La pregunta por Dios es una cuestión antropológica y filosófica que ha marcado el devenir de la humanidad. Muchos se han quedado en un nivel teórico e intelectual; otros han decidido ir en su búsqueda; otros han optado por seguirle en la figura de Jesús.
¿Dónde encontrar a Dios?
Todo hombre, desde lo más hondo de su corazón, anhela encontrarse con aquel que trasciende su propia historia; aquel que es la fuerza motriz de la existencia; aquel que da sentido a la vida, aquel que sentimos que nos quiere. Anhela el encuentro con aquel que, en la noche más oscura, aún sin verle, está allí, apacible y constante como la presencia de un amigo. Aquel que, en la soledad más profunda, se hace más cercano. Aquel que quizás no hable al oído, pero que no deja de escuchar. Aquel que, cuando nos falta el aliento, hace brillar las estrellas en la noche más oscura, solo para vernos sonreír. Aquel que, en medio de la tristeza más profunda, nos da una razón para vibrar de nuevo. Aquel que, en el dolor más terrible, se convierte en bálsamo que mitiga el sufrimiento. Aquel que, cada mañana, nos hace mirar hacia el cielo y verlo todo con ojos nuevos. Aquel que hace llevadero el acontecimiento más difícil. Aquel que tal vez nos pueda parecer muy lejano, pero que tenemos al lado, discreto y presente. Aquel que buscamos fuera de nosotros y que, en realidad, está dentro. Tan adentro, que forma parte de nuestros músculos y de nuestra sangre.
Pero sólo cuando uno sale de sí mismo y se abre a los demás es cuando lo encuentra, porque el otro es la imagen de Dios y se convierte en espejo de uno mismo. Es entonces cuando realmente descubrimos el rostro de Dios. Es lo más íntimo y a la vez, nos sobrepasa. Todos somos parte de él y participamos de este misterio de lo lejano y lo cercano, lo finito y lo infinito, lo inabarcable y lo abarcable, lo grande y lo pequeño. Somos parte de su melodía y de su silencio, de su ternura y de su fortaleza. Buscándole, descubrimos que somos amados y concebidos como criatura suya. Y nos damos cuenta de que ha sido él quien ha salido a nuestro encuentro. Cuanto más lejos creíamos que estaba, más cerca teníamos su presencia, tan suave, a veces tan imperceptible, pero tan real como una brisa susurrante.
La historia del hombre en busca de sentido no es otra cosa que la historia de amor de un Dios apasionado por la humanidad. Cuando dejamos un hueco en nuestra alma, Dios puede entrar en ella como el viento y ya nunca más saldrá, porque allí ha encontrado su hogar. Él empezó la aventura, él propició el encuentro, sin cansarse jamás de seguirnos, atraernos, seducirnos. Sin cansarse de esperar, hasta en los momentos en que nos hemos apartado de él y hemos rechazado su nombre.

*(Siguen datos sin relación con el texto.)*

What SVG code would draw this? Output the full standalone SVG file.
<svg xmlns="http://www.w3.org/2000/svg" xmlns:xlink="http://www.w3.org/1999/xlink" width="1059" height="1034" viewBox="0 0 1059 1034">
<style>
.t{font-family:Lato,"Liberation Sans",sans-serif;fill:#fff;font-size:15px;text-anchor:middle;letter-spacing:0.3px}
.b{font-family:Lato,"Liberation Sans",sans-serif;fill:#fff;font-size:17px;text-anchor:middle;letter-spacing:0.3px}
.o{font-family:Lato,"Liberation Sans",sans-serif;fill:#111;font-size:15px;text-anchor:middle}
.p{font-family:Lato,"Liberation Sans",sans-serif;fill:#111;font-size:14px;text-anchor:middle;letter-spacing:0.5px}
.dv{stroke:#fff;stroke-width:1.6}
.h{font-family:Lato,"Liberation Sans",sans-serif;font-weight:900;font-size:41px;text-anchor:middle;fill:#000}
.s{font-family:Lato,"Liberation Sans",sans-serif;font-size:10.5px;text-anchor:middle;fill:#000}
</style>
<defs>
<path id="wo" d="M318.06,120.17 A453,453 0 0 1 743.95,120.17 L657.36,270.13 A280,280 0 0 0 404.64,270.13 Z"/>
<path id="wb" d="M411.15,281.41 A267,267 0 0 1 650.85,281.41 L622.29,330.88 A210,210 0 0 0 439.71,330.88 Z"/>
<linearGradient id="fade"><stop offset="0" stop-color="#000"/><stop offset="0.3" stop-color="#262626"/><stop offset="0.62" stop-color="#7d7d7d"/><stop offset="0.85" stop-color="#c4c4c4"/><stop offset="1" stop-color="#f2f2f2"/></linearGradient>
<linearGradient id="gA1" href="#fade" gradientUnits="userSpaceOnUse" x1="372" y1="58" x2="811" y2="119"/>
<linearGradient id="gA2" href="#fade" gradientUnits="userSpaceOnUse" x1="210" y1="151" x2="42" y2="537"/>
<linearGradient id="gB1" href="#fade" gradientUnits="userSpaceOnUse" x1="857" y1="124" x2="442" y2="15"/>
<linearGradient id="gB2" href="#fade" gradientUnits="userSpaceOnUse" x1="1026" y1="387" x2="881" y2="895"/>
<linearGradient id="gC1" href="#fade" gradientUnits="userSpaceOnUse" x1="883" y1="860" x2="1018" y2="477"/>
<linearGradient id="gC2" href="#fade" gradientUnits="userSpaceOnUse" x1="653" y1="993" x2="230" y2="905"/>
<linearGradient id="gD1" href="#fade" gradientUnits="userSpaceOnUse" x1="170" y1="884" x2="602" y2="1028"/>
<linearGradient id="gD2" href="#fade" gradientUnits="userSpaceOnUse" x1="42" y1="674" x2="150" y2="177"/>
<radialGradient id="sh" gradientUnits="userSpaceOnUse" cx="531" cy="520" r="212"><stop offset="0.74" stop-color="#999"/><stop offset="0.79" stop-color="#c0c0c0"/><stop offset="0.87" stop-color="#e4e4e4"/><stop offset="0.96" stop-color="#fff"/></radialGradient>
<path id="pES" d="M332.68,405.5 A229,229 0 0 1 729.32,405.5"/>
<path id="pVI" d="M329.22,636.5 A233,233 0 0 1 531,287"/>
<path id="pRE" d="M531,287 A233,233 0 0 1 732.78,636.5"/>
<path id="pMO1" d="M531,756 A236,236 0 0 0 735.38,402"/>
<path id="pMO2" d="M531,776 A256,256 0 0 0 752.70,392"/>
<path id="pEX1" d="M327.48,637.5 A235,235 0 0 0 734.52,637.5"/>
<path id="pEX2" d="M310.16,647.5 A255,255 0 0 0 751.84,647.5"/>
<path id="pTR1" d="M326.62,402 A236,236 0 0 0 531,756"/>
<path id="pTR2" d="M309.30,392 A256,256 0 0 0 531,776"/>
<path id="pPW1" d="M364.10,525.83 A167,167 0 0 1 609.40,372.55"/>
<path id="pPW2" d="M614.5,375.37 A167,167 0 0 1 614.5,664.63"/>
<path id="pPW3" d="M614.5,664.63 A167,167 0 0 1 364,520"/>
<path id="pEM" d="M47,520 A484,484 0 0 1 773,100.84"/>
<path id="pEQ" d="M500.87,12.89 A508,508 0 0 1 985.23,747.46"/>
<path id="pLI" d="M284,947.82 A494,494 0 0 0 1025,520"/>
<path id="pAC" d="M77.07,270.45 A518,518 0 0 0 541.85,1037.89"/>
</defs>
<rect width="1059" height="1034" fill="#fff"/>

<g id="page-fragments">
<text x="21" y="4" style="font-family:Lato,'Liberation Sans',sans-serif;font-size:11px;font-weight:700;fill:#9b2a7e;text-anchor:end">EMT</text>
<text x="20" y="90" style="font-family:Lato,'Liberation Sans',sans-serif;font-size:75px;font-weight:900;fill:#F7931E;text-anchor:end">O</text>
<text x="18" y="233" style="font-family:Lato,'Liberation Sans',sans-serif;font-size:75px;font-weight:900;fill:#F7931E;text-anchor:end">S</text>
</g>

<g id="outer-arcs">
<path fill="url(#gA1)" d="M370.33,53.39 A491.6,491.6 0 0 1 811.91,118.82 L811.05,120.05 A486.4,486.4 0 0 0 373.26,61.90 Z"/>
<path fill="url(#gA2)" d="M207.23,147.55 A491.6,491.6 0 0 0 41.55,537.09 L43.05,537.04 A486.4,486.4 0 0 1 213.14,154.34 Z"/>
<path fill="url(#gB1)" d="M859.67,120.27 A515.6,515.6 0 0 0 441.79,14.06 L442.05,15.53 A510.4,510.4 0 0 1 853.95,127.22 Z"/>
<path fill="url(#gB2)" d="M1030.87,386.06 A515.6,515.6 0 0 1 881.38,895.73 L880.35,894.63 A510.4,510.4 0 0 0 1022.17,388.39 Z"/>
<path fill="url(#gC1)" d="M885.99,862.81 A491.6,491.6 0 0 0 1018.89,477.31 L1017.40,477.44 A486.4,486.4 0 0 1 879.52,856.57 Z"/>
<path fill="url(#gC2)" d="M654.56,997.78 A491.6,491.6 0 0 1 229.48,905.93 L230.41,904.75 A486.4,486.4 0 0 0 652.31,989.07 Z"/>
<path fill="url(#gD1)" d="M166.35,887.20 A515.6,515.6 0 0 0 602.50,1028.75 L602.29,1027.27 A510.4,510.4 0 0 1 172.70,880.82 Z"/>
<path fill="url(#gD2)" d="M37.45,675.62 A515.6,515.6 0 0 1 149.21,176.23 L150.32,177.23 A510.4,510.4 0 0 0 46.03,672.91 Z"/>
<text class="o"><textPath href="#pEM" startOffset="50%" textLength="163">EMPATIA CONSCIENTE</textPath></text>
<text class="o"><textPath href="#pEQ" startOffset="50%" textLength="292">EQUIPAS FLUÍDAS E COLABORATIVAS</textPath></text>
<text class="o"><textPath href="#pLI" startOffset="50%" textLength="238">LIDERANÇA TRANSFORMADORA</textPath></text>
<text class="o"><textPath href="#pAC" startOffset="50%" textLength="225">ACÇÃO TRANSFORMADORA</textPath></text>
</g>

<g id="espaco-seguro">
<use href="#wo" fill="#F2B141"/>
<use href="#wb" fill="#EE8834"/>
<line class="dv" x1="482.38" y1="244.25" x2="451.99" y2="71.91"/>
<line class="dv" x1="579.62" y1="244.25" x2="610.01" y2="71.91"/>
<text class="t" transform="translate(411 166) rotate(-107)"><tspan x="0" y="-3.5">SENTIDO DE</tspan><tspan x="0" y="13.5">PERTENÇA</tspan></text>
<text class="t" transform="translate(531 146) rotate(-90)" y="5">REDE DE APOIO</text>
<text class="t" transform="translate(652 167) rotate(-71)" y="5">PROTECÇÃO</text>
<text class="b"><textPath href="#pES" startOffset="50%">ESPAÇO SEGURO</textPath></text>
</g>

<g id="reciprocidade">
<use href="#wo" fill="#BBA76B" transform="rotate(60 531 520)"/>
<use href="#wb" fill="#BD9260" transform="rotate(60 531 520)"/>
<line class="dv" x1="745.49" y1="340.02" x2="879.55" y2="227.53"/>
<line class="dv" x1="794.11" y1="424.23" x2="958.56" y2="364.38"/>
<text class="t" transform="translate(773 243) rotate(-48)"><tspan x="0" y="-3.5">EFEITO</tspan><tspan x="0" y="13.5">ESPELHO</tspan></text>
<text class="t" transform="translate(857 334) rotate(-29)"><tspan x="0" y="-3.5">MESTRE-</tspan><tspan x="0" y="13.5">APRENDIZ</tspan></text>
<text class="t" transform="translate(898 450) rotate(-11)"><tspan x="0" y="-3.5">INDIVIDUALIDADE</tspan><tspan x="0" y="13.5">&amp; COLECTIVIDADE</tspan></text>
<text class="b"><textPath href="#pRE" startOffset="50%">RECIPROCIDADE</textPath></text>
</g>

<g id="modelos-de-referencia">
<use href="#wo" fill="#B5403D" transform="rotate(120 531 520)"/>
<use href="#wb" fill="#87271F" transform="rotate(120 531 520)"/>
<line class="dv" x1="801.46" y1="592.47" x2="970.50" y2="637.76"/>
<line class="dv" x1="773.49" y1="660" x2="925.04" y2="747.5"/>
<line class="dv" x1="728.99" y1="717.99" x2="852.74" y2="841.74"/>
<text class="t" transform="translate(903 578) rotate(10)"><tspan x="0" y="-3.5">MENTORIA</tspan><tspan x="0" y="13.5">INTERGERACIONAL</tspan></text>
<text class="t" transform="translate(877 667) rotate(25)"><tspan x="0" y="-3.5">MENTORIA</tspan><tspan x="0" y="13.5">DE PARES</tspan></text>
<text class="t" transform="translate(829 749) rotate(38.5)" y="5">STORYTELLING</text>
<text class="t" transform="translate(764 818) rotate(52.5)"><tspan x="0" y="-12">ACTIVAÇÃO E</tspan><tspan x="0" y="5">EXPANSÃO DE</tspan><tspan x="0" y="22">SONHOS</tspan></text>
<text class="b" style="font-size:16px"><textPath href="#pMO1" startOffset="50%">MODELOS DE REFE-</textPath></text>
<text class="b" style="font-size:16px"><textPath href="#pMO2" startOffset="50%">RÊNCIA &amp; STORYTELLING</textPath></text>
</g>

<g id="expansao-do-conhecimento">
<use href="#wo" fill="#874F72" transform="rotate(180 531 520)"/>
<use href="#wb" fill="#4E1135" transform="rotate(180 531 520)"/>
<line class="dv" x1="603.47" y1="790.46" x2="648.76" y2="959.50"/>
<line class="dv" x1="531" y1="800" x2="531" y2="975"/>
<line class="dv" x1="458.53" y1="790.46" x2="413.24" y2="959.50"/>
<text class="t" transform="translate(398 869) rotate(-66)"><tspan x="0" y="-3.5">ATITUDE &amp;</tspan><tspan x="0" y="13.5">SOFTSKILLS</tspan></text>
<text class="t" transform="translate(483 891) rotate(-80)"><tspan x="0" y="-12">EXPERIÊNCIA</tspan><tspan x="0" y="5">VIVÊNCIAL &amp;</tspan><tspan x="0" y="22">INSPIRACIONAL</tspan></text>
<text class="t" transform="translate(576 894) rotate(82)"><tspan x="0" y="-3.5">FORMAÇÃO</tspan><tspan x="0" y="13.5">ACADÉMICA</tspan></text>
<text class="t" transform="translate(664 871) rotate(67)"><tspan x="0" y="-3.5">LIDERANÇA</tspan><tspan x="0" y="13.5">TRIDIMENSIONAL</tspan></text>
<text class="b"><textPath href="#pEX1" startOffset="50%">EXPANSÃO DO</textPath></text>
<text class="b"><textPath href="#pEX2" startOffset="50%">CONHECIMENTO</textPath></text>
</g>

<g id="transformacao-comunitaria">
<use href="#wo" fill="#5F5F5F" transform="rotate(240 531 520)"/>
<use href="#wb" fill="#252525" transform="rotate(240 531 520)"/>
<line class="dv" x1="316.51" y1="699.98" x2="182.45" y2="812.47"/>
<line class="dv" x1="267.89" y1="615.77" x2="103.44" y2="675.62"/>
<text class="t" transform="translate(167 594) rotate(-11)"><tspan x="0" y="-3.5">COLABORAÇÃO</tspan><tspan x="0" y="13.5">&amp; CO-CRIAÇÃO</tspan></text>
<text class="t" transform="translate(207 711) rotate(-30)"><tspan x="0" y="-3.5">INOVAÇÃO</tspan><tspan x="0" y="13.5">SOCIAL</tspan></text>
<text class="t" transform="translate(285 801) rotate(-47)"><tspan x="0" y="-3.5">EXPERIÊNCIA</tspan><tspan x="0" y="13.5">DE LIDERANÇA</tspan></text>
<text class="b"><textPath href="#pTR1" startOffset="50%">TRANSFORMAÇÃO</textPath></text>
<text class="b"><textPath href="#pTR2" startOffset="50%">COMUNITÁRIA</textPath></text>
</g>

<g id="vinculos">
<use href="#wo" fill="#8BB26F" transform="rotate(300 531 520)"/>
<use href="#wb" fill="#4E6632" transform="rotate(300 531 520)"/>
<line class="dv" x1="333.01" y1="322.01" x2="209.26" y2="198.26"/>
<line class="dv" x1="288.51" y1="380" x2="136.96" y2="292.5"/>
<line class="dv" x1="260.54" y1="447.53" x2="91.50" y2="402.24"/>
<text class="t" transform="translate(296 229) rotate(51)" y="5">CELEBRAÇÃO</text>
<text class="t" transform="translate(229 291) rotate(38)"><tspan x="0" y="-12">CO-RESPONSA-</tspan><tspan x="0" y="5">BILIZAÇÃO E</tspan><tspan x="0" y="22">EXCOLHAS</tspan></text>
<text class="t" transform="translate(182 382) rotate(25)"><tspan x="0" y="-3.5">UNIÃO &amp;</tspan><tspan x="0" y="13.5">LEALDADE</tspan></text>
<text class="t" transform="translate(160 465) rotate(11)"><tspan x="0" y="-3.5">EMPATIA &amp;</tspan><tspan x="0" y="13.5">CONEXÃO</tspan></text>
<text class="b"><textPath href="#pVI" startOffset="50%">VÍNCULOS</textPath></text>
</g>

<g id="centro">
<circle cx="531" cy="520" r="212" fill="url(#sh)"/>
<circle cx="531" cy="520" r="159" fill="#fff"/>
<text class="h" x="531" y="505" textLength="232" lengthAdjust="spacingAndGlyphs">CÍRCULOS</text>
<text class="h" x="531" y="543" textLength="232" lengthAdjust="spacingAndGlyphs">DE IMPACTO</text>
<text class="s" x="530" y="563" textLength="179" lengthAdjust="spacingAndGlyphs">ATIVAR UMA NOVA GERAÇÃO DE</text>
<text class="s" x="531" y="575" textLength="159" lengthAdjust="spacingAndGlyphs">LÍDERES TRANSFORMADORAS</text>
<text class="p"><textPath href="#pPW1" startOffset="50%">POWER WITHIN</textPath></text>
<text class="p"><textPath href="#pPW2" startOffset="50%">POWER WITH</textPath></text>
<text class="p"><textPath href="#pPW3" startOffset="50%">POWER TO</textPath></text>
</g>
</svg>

La historia de Dios con nosotros es la historia de una inagotable esperanza, de una incansable conquista de nuestro corazón. Cuando se produce el encuentro, ambos corazones laten al unísono y componen la más hermosa melodía: la del abrazo de Dios con su criatura. Esta es la meta última de Dios. Cuando el hombre emprende su búsqueda, Dios ya le ha encontrado.
Y es entonces cuando la pregunta por Dios deja de ser una cuestión intelectual y psicológica para convertirse en una vivencia. Ya no es necesaria la razón, porque la certeza se convierte en una experiencia mística que no necesita preguntarse nada, sino contemplar y gozar de su presencia desde el silencio más íntimo. La libertad del místico es dejarse atrapar por las manos de Dios, cuya razón de vivir es contemplar y amar a su criatura predilecta, la más bella entre toda la Creación. Esta es la dicha de Dios. Quien se siente mirado, amado y mecido por el amor de Dios, ha llegado a un oasis espiritual. Atisba la plenitud del cielo.